Capitalismo e toxicodependência
Durante a campanha para as eleições regionais de 2023 tive o privilégio de visitar várias IPSSs e assim conhecer melhor as dificuldades que enfrentam todos os dias. Instituições como a Novo Dia ou a Arrisca trabalham diariamente com as pessoas mais marginalizadas da nossa sociedade, aos quais rotulamos de sem-abrigo ou de toxicodependentes. O trabalho de dezenas de psicólogos, enfermeiros, auxiliares é lidar com as pessoas que o capitalismo mastigou e cuspiu. Pessoas com histórias tristes, pessoas perturbadas, por vezes agressivas. Mas o que vi foi que esse trabalho é feito com sentido de missão, com resiliência, ouso dizê-lo: com amor. O problema que as IPSSs têm não é com os utentes: é com o Estado!
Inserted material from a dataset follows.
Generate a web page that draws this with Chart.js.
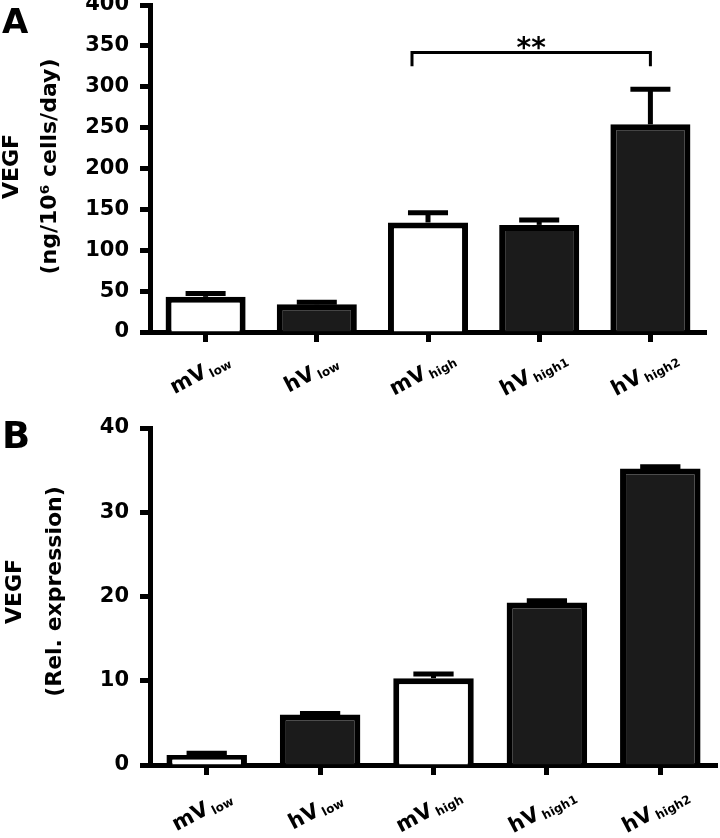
<!DOCTYPE html>
<html>
<head>
<meta charset="utf-8">
<script src="https://cdn.jsdelivr.net/npm/chart.js@4.4.1/dist/chart.umd.min.js"></script>
<style>
  html, body { margin: 0; padding: 0; background: #fff; width: 720px; height: 838px; overflow: hidden; position: relative; }
  canvas { position: absolute; left: 0; }
  #chartA { top: -25px; }
  #chartB { top: 398px; }
</style>
</head>
<body>
<canvas id="chartA" width="720" height="430"></canvas>
<canvas id="chartB" width="720" height="440"></canvas>
<script>
// ---- data ----
const groupMain = ['mV', 'hV', 'mV', 'hV', 'hV'];
const groupSub = ['low', 'low', 'high', 'high1', 'high2'];
const categories = groupMain.map((m, i) => m + ' ' + groupSub[i]);

// Panel A: VEGF secretion (ng/10^6 cells/day)
const secretionMeans = [43, 34, 134, 131, 254];
const secretionErrors = [4, 2.5, 12, 6, 43];
const secretionTicks = [0, 50, 100, 150, 200, 250, 300, 350, 400];
const secretionTitle = ['VEGF', '(ng/10\u2076 cells/day)'];
const sigFrom = 2, sigTo = 4, sigLevel = 342, sigLabel = '**';

// Panel B: VEGF relative expression
const expressionMeans = [1.2, 6.0, 10.3, 19.3, 35.2];
const expressionErrors = [0.2, 0.1, 0.5, 0.2, 0.2];
const expressionTicks = [0, 10, 20, 30, 40];
const expressionTitle = ['VEGF', '(Rel. expression)'];

const FONT = "'DejaVu Sans', sans-serif";

function annotPlugin(p) {
  return {
    id: 'annot',
    afterDraw(chart) {
      const { ctx, chartArea: ca, scales: { x, y } } = chart;
      const meta = chart.getDatasetMeta(0);
      ctx.save();
      // error bars (upper only)
      ctx.strokeStyle = '#000';
      ctx.lineWidth = 5;
      ctx.lineCap = 'butt';
      p.means.forEach((m, i) => {
        const cx = x.getPixelForValue(i);
        const y0 = y.getPixelForValue(m);
        const y1 = y.getPixelForValue(m + p.errs[i]);
        const half = meta.data[i].width / 4;
        ctx.beginPath(); ctx.moveTo(cx, y0); ctx.lineTo(cx, y1); ctx.stroke();
        ctx.beginPath(); ctx.moveTo(cx - half, y1); ctx.lineTo(cx + half, y1); ctx.stroke();
      });
      // significance bracket
      if (p.sig) {
        const xl = x.getPixelForValue(p.sig.from) - 16;
        const xr = x.getPixelForValue(p.sig.to);
        const yb = y.getPixelForValue(p.sig.level);
        const yd = y.getPixelForValue(p.sig.level - 17);
        ctx.lineWidth = 3;
        ctx.beginPath(); ctx.moveTo(xl, yd); ctx.lineTo(xl, yb); ctx.lineTo(xr, yb); ctx.lineTo(xr, yd); ctx.stroke();
        ctx.fillStyle = '#000';
        ctx.font = `bold 28px ${FONT}`;
        ctx.textAlign = 'center';
        ctx.textBaseline = 'alphabetic';
        ctx.fillText(p.sig.label, (xl + xr) / 2, yb + 5);
      }
      // category labels with subscripts
      ctx.fillStyle = '#000';
      groupMain.forEach((g, i) => {
        const cx = x.getPixelForValue(i) + p.labelDx;
        const cy = ca.bottom + p.labelDy;
        ctx.save();
        ctx.translate(cx, cy);
        ctx.rotate(-p.labelAngle * Math.PI / 180);
        ctx.font = `bold 21px ${FONT}`;
        const wm = ctx.measureText(g).width;
        ctx.font = `bold 12px ${FONT}`;
        const ws = ctx.measureText(groupSub[i]).width;
        const gap = 3;
        const total = wm + gap + ws;
        ctx.textAlign = 'left';
        ctx.textBaseline = 'alphabetic';
        ctx.font = `bold 21px ${FONT}`;
        ctx.fillText(g, -total / 2, 7);
        ctx.font = `bold 12px ${FONT}`;
        ctx.fillText(groupSub[i], -total / 2 + wm + gap, 10);
        ctx.restore();
      });
      // y-axis title (two lines)
      const midY = (ca.top + ca.bottom) / 2 + p.titleDy;
      ctx.font = `bold 22px ${FONT}`;
      ctx.textAlign = 'center';
      ctx.textBaseline = 'middle';
      p.title.forEach((t, k) => {
        ctx.save();
        ctx.translate(p.titleX[k], midY);
        ctx.rotate(-Math.PI / 2);
        ctx.fillText(t, 0, 0);
        ctx.restore();
      });
      // panel letter
      ctx.font = `bold ${p.letterSize}px ${FONT}`;
      ctx.textAlign = 'left';
      ctx.textBaseline = 'alphabetic';
      ctx.fillText(p.letter, 2, ca.top + p.letterDy);
      ctx.restore();
    }
  };
}

function buildChart(id, p) {
  return new Chart(document.getElementById(id), {
    type: 'bar',
    data: {
      labels: categories,
      datasets: [{
        data: p.means,
        backgroundColor: groupMain.map(g => g === 'mV' ? '#ffffff' : '#1b1b1b'),
        borderColor: '#000',
        borderWidth: 6,
        borderSkipped: 'start',
        barPercentage: p.barPct,
        categoryPercentage: 1.0
      }]
    },
    options: {
      responsive: false,
      animation: false,
      devicePixelRatio: 1,
      layout: { padding: { top: 30, right: p.padRight, left: 0, bottom: 0 } },
      plugins: { legend: { display: false }, tooltip: { enabled: false }, title: { display: false } },
      scales: {
        x: {
          z: 1,
          offset: true,
          grid: { offset: false, drawOnChartArea: false, drawTicks: true, tickLength: 10, tickWidth: 5, tickColor: '#000' },
          border: { display: true, color: '#000', width: 5 },
          ticks: { display: false },
          afterFit(s) { s.height = p.xAxisH; }
        },
        y: {
          z: 1,
          min: p.ticks[0],
          max: p.ticks[p.ticks.length - 1],
          afterBuildTicks(s) { s.ticks = p.ticks.map(v => ({ value: v })); },
          grid: { drawOnChartArea: false, drawTicks: true, tickLength: 10, tickWidth: 5, tickColor: '#000' },
          border: { display: true, color: '#000', width: 5 },
          ticks: { color: '#000', font: { family: FONT, size: 21, weight: 'bold' }, padding: 11 },
          afterFit(s) { s.width = 150; }
        }
      }
    },
    plugins: [annotPlugin(p)]
  });
}

buildChart('chartA', {
  means: secretionMeans, errs: secretionErrors, ticks: secretionTicks, title: secretionTitle,
  titleX: [12, 50], titleDy: -2, letter: 'A', letterSize: 34, letterDy: 28,
  barPct: 0.72, padRight: 14, xAxisH: 73, labelDx: -6, labelDy: 41, labelAngle: 28,
  sig: { from: sigFrom, to: sigTo, level: sigLevel, label: sigLabel }
});

buildChart('chartB', {
  means: expressionMeans, errs: expressionErrors, ticks: expressionTicks, title: expressionTitle,
  titleX: [15, 55], titleDy: -5, letter: 'B', letterSize: 37, letterDy: 20,
  barPct: 0.71, padRight: 3, xAxisH: 73, labelDx: -5, labelDy: 45, labelAngle: 28,
  sig: null
});
</script>
</body>
</html>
O Estado, que é responsável pela desagregação social que permite que pessoas durmam na rua ou que estejam tão destroçadas mentalmente que caem na dependência da droga, esse Estado prolonga-lhes o sofrimento ao recusar assumir também a responsabilidade de lhes dar o apoio de que necessitam. Em vez disso, explora outras pessoas, de bom coração, que por necessidade ou por convicção se disponibilizam para um trabalho traumatizante e arriscado.
As IPSSs trabalham para o Estado, a fazer o que o Estado se recusa a fazer. E no entanto esse mesmo Estado lida com essas instituições de acordo com as regras do capitalismo mais duro: aperta-as financeiramente de tal forma que elas limitam as contratações e pagam salários baixos. Os profissionais têm que lutar através dos seus sindicatos, tal como no setor privado os empregados lutam contra a exploração dos patrões. Pior: o Estado abusa da sua posição dominante e faz algo que ele próprio é suposto fiscalizar e punir: não paga!
Os jornais dos Açores noticiaram que o Governo Regional deve 243 mil euros ao Instituto São João de Deus, colocando em risco o internamento de toxicodependentes. Pensem bem: o Governo negoceia com as IPSSs planos e objetivos; regateia os apoios; não revê as diárias, obrigando as instituições a recorrer a trabalho precário e mal pago, a usar equipamento e instalações desadequados. E, no final, não paga!
Não sei como lida a Casa de Saúde com esta dívida. Mas outras instituições recorrem a empréstimos bancários para pagar a tempo ao seu pessoal e aos fornecedores. Têm por isso que suportar juros- que o Governo não paga!
Temos partidos políticos que dizem que a solução é menos Estado, que o capitalismo funciona. Eu, que não estou a ver como é que tratar toxicodepentes pode dar lucro, digo que, pelo contrário, a solução é libertar o Estado do capitalismo.